▸ **What needs to be done**: Leaving the pictures out, print the lines from the first line of the listing through the line containing "e=document.createElementNS(NS,tag);for(const k in", exactly as they read, and no others.

-- Material provided start --

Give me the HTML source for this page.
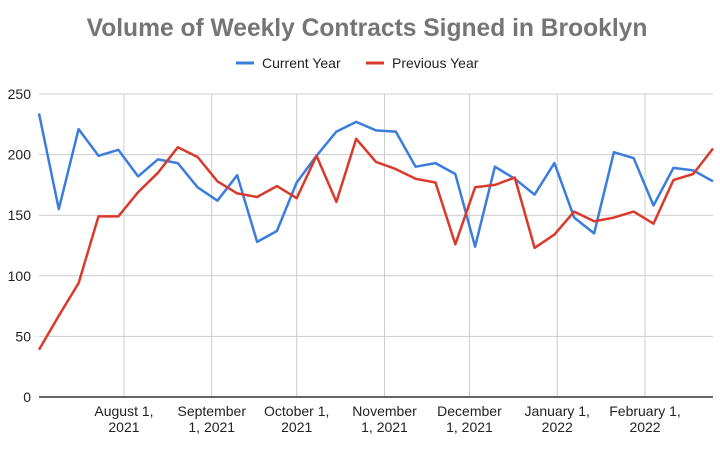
<!DOCTYPE html>
<html><head><meta charset="utf-8">
<style>
body{margin:0;background:#fff;width:720px;height:446px;overflow:hidden;font-family:"Liberation Sans",Arial,sans-serif;}
</style></head>
<body>
<svg id="chart" width="720" height="446" xmlns="http://www.w3.org/2000/svg"></svg>
<script>
const yTicks=[0,50,100,150,200,250];
const xTickLabels=[["August 1,","2021"],["September","1, 2021"],["October 1,","2021"],["November","1, 2021"],["December","1, 2021"],["January 1,","2022"],["February 1,","2022"]];
const xTickDays=[30,61,91,122,152,183,214];
const currentYear=[234,155,221,199,204,182,196,193,173,162,183,128,137,177,199,219,227,220,219,190,193,184,124,190,180,167,193,148,135,202,197,158,189,187,178];
const previousYear=[39,67,94,149,149,169,185,206,198,178,168,165,174,164,199,161,213,194,188,180,177,126,173,175,181,123,134,153,145,148,153,143,179,184,205];

const svg=document.getElementById('chart');
const NS='http://www.w3.org/2000/svg';
const X0=39,X1=713,Y0=397,Y1=94,maxDay=(currentYear.length-1)*7;
function xs(d){return X0+(X1-X0)*d/maxDay;}
function ys(v){return Y0-(Y0-Y1)*v/250;}
function mk(tag,attrs,txt){const e=document.createElementNS(NS,tag);for(const k in attrs)e.setAttribute(k,attrs[k]);if(txt!=null)e.textContent=txt;svg.appendChild(e);return e;}

let t=mk('text',{x:367,y:36,'text-anchor':'middle','font-size':'24.6','font-weight':'bold',fill:'#757575'},'Volume of Weekly Contracts Signed in Brooklyn');



// legend
let l1=mk('line',{x1:236,y1:63,x2:254,y2:63,stroke:'#3b7ddd','stroke-width':3});


let lt1=mk('text',{x:262,y:68,'font-size':'14',fill:'#222'},'Current Year');


let l2=mk('line',{x1:366,y1:63,x2:384,y2:63,stroke:'#d93a2b','stroke-width':3});


let lt2=mk('text',{x:392,y:68,'font-size':'14',fill:'#222'},'Previous Year');



yTicks.forEach(v=>{
  if(v>0){let g=mk('line',{x1:X0,x2:X1,y1:ys(v),y2:ys(v),stroke:'#cccccc','stroke-width':1});
  
  }
  let tx=mk('text',{x:31,y:ys(v)+5,'text-anchor':'end','font-size':'14',fill:'#222'},String(v));
  
  
});
xTickDays.forEach((d,i)=>{
  let g=mk('line',{x1:xs(d),x2:xs(d),y1:Y1,y2:Y0,stroke:'#cccccc','stroke-width':1});
  
  
  let tx=mk('text',{x:xs(d),y:416,'text-anchor':'middle','font-size':'14',fill:'#222'});
  
  
  xTickLabels[i].forEach((s,j)=>{const ts=document.createElementNS(NS,'tspan');ts.setAttribute('x',xs(d));ts.setAttribute('dy',j?16:0);ts.textContent=s;tx.appendChild(ts);});
});
let ax=mk('line',{x1:X0,x2:X1,y1:Y0,y2:Y0,stroke:'#333','stroke-width':1.5});



function series(vals,color,name){
  const pts=vals.map((v,i)=>xs(i*7).toFixed(1)+','+ys(v).toFixed(1)).join(' ');
  const p=mk('polyline',{points:pts,fill:'none',stroke:color,'stroke-width':2.5,'stroke-linejoin':'round'});
  
  
}
series(currentYear,'#3b7ddd','current-year-line');
series(previousYear,'#d93a2b','previous-year-line');
</script>
</body></html>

-- Material provided end --

▸ **Result for this task**:
Give me the HTML source for this page.
<!DOCTYPE html>
<html><head><meta charset="utf-8">
<style>
body{margin:0;background:#fff;width:720px;height:446px;overflow:hidden;font-family:"Liberation Sans",Arial,sans-serif;}
</style></head>
<body>
<svg id="chart" width="720" height="446" xmlns="http://www.w3.org/2000/svg"></svg>
<script>
const yTicks=[0,50,100,150,200,250];
const xTickLabels=[["August 1,","2021"],["September","1, 2021"],["October 1,","2021"],["November","1, 2021"],["December","1, 2021"],["January 1,","2022"],["February 1,","2022"]];
const xTickDays=[30,61,91,122,152,183,214];
const currentYear=[234,155,221,199,204,182,196,193,173,162,183,128,137,177,199,219,227,220,219,190,193,184,124,190,180,167,193,148,135,202,197,158,189,187,178];
const previousYear=[39,67,94,149,149,169,185,206,198,178,168,165,174,164,199,161,213,194,188,180,177,126,173,175,181,123,134,153,145,148,153,143,179,184,205];

const svg=document.getElementById('chart');
const NS='http://www.w3.org/2000/svg';
const X0=39,X1=713,Y0=397,Y1=94,maxDay=(currentYear.length-1)*7;
function xs(d){return X0+(X1-X0)*d/maxDay;}
function ys(v){return Y0-(Y0-Y1)*v/250;}
function mk(tag,attrs,txt){const e=document.createElementNS(NS,tag);for(const k in attrs)e.setAttribute(k,attrs[k]);if(txt!=null)e.textContent=txt;svg.appendChild(e);return e;}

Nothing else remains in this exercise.